The British Hajj Delegation
After a period of lobbying by British Muslim community organisations, 2000 saw the first Foreign and Commonwealth Office (FCO) supported British Hajj Delegation (BHD). This was a unique development among Western nations.
The BHD provided consular support and volunteer British Muslim doctors on the ground during the pilgrimage. It was led initially by Lord Ahmed of Rotherham, patron of the Association of British Hujjaj (ABH), a Birmingham-based charity, with Sir Iqbal Sacranie of the Muslim Council of Britain (MCB) alongside.
Association of British Hujjaj was established in 1997 and ’98. … And our aim was to education Muslims before they go for Hajj and Umrah, and second objective was to negotiate with British government … That’s how we started ABH, and following this negotiation after twelve months a Hajj delegation would be coming into shape, and female, male doctors, Foreign Office staff, counsellors.
From Health at Hajj to Hajj Fraud
The BHD was subsequently led for several years by Lord Adam Patel of Blackburn until medical support was withdrawn by the FCO in 2010. During this period a new ‘second generation’ pilgrim welfare organisation also emerged in Bolton, the Council of British Hajjis (CBH).
However, while advising pilgrims about health during Hajj has remained high on the agenda of both the CBH and the ABH, it is so-called “Hajj fraud” that currently commands most public attention.
When I was out there I saw things from a different perspective… to see people who were almost being exploited in some respects by tour operators who weren’t delivering their promises. People were having a whinge or a moan out there during the days of Hajj.

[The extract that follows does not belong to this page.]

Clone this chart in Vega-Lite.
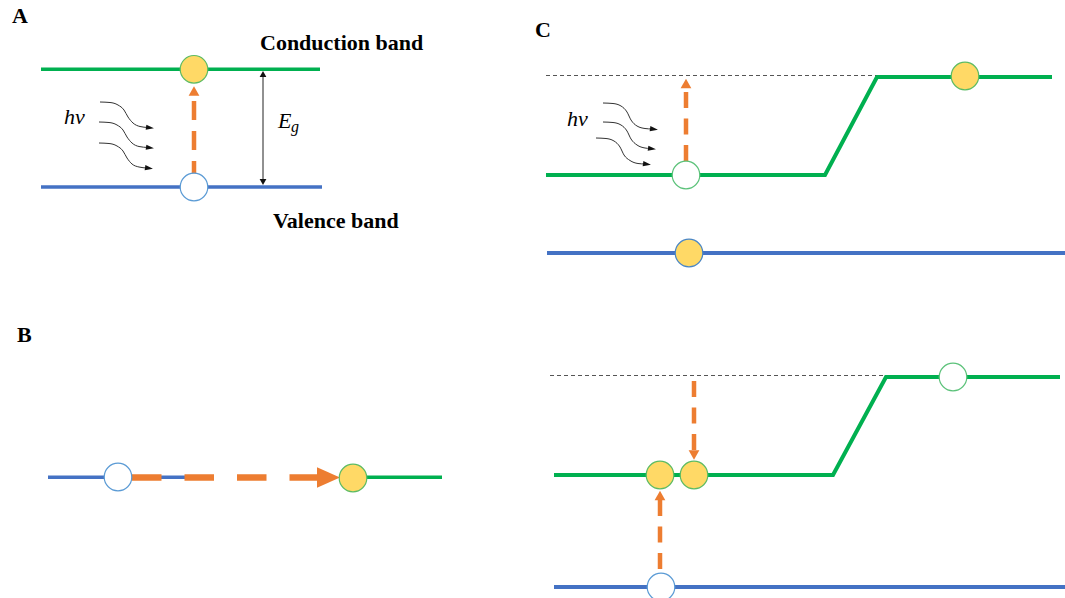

Regulating the Hajj and Umrah Industry
Because the selling of Hajj packages often involves sub-agents and touts some pilgrims don’t necessarily speak directly to the approved tour operators they are buying from. But if pilgrims are then let down in any way they can be reluctant to complain.
Although Hajj represents many unique challenges for package organisers, the sector has been slow to self-regulate. In partnership with stakeholders such as the ABH and the CBH, agencies such as Trading Standards in Birmingham and the City of London Police are taking a lead on industry problems.
Trading Standard and the police have been quite successful to prosecute certain rogue operators. One person a couple of years ago at the last minute ran away from the country with about 100 people’s money. The Met police worked very closely with their counterparts and the man was arrested from Daca, brought back to the books, and serving prison.